DATA SHOWN:
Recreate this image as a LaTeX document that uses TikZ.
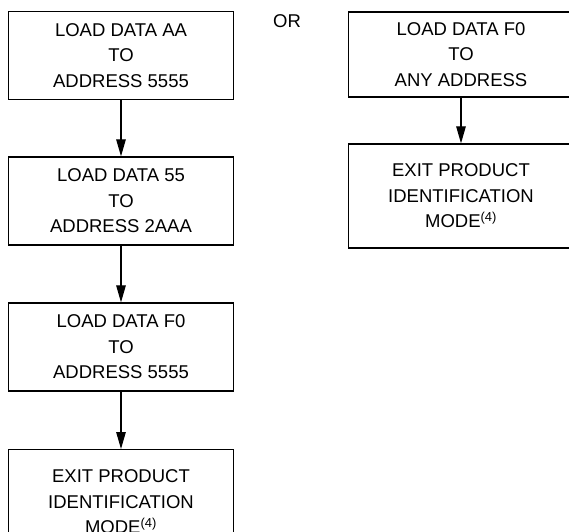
\documentclass[tikz,border=0pt]{standalone}
\usepackage{fontspec}
\setmainfont{Liberation Sans}
\usetikzlibrary{arrows.meta}
\usetikzlibrary{positioning}

\tikzset{
  stepbox/.style={draw, line width=1.3pt, rectangle, align=center,
    minimum width=225pt, minimum height=88pt, inner sep=0pt,
    font=\fontsize{18.5}{25.5}\selectfont},
  tallbox/.style={stepbox, minimum height=104pt},
  flow/.style={line width=1.2pt, -{Triangle[length=17pt, width=9.5pt]}}
}

\begin{document}
\begin{tikzpicture}[x=1pt, y=-1pt]
			\useasboundingbox (0,0) rectangle (569,531);
			
			% left sequence
			\node[stepbox] (loadaa) at (121,55.5) {LOAD DATA AA\\TO\\ADDRESS 5555};
			\node[stepbox] (load55) at (121,201) {LOAD DATA 55\\TO\\ADDRESS 2AAA};
			\node[stepbox] (loadf0) at (121,347) {LOAD DATA F0\\TO\\ADDRESS 5555};
			\node[tallbox, anchor=north] (exitl) at (121,449) {EXIT PRODUCT\\IDENTIFICATION\\MODE\textsuperscript{(4)}};
			
			\node[font=\fontsize{18.5}{22}\selectfont] (or) at (287,21.5) {OR};
			
			% right sequence
			\node[stepbox, minimum height=85pt] (loadany) at (461,54.5) {LOAD DATA F0\\TO\\ANY ADDRESS};
			\node[tallbox] (exitr) at (461,196) {EXIT PRODUCT\\IDENTIFICATION\\MODE\textsuperscript{(4)}};
			
			\draw[flow] (loadaa) -- (load55);
			\draw[flow] (load55) -- (loadf0);
			\draw[flow] (loadf0) -- (exitl);
			\draw[flow] (loadany) -- (exitr);
		\end{tikzpicture}
\end{document}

WHAT THIS TASK INVOLVES:
Up to and including the line with "anchor=north] (exitl) at", copy the data above from its first line. Skip pictures.

SOLUTION TO THIS PROBLEM:
Recreate this image as a LaTeX document that uses TikZ.
\documentclass[tikz,border=0pt]{standalone}
\usepackage{fontspec}
\setmainfont{Liberation Sans}
\usetikzlibrary{arrows.meta}
\usetikzlibrary{positioning}

\tikzset{
  stepbox/.style={draw, line width=1.3pt, rectangle, align=center,
    minimum width=225pt, minimum height=88pt, inner sep=0pt,
    font=\fontsize{18.5}{25.5}\selectfont},
  tallbox/.style={stepbox, minimum height=104pt},
  flow/.style={line width=1.2pt, -{Triangle[length=17pt, width=9.5pt]}}
}

\begin{document}
\begin{tikzpicture}[x=1pt, y=-1pt]
			\useasboundingbox (0,0) rectangle (569,531);
			
			% left sequence
			\node[stepbox] (loadaa) at (121,55.5) {LOAD DATA AA\\TO\\ADDRESS 5555};
			\node[stepbox] (load55) at (121,201) {LOAD DATA 55\\TO\\ADDRESS 2AAA};
			\node[stepbox] (loadf0) at (121,347) {LOAD DATA F0\\TO\\ADDRESS 5555};
			\node[tallbox, anchor=north] (exitl) at (121,449) {EXIT PRODUCT\\IDENTIFICATION\\MODE\textsuperscript{(4)}};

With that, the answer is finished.